Dalam pekerjaan kami tentang perbudakan modern di industri perikanan, kami telah menyelamatkan para nelayan dari perdagangan manusia dan kerja paksa. Saya belum pernah mendengar pemerintah, perusahaan, serikat pekerja, atau NGO  mengatakan bahwa mereka berada di kapal itu karena pilihannya. Mereka mengakui bahwa karena alasan kemiskinan, hutang, dan pengusiran, mereka berada di kapal itu – bukan melalui pilhannya sendiri – dan menjadi sasaran perlakuan yang mengerikan dan merendahkan. Mengapa organisasi yang sama ini mengatakan bahwa perempuan yang dieksploitasi dalam prostitusi membuat pilihan? Dan apa yang terjadi dengan kemarahan kita atas perlakuan yang mengerikan dan merendahkan?

Satu-satunya cara di mana kita dapat menganggap ini sebagai pilihan adalah apabila semua prasyarat paksaan dan tekanan dihilangkan. Apa artinya? Artinya, pertama-tama kita menghapus kemiskinan, hutang, pengusiran, perdagangan manusia, kerja paksa, dan kerentanan perempuan dan anak perempuan yang mengarah pada perdagangan manusia dan kerja paksa. Harus ada perlindungan sosial untuk semua, kesehatan untuk semua, kebebasan dari hutang. Kita harus membangun perlindungan sosial komperhensif yang diserukan Sekjen PBB pada September tahun lalu dan mengentaskan kemiskinan. Kita harus menciptakan pekerjaan, menjamin upah layak, dan memastikan setiap orang memiliki akses ke hak asasi manusia universal atas perumahan, pendidikan, pangan, dan gizi sebagaimana dijamin dalam Deklarasi PBB tentang Hak Asasi Manusia. Hanya dengan demikian mungkin untuk berargumentasi bahwa adanya pilihan yang dibuat.

Padahal kita sangat jauh dari kondisi ini.

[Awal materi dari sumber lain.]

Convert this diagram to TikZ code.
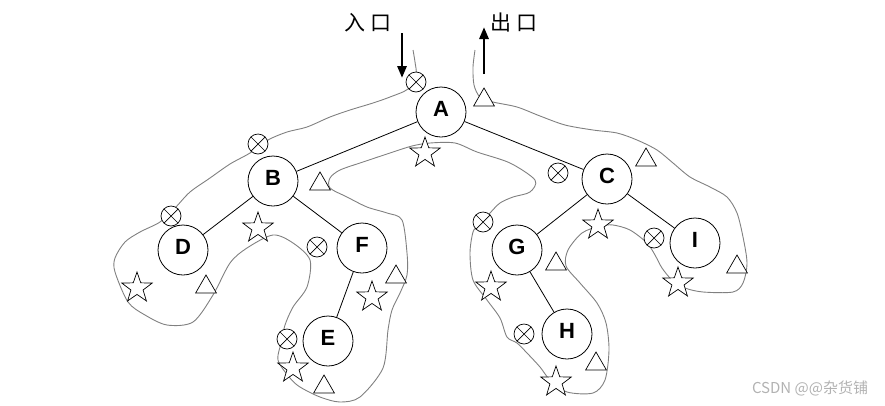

Sebaliknya, kita menghdapi peningkatan kemiskinan, hutang, dan pengungsian dalam beberapa dekade mendatang. Ini berarti meningkatnya kerentanan jutaan perempuan dan anak perempuan. Ini berarti meningkatnya eksploitasi perempuan dan anak perempuan dalam prostitusi.

Seiring dengan pulihnya pariwisata global secara bertahap dengan janji untuk “membangun kembali dengan lebih baik”, pemerintah, pemilik resor, dan operator industri pariwisata akan sekali lagi mendorong dan mempromosikan prostitusi sebagai daya tarik wisata – sebagai hiburan. Tidak ada keraguan bahwa wisata seks akan menjadi pendorong pendapatan devisa dan pemulihan bisnis di banyak negara. Perempuan dan anak perempuan yang dieksploitasi dalam wisata seks ini akan tetap miskin karena industri membutuhkan mereka untuk menjadi miskin; membutuhkan mereka untuk terus-menerus rentan.

Pasal 23 Deklarasi Hak Asasi Manusia mengacu pada hak untuk memperoleh penghasilan yang menjamin “keberadaan yang layak untuk martabat manusia.” Apa yang terjadi ketika mendapatkan penghasilan yang secara paksa merenggut martabat – dengan memperlakukan Anda sebagai produk, sebagai properti – mencoba merampas perikemanusiaan Anda juga? Para penyintas dengan berani berjuang untuk memulihkan martabat kemanusiaan mereka dengan melarikan diri dari perdagangan manusia dan prostitusi serta membantu orang lain melakukannya. Menyebut prostitusi sebagai “pekerjaan seks” merendahkan perjuangan yang berani itu dan hanya meragukan kemanusiaan dan martabat manusia kita sendiri.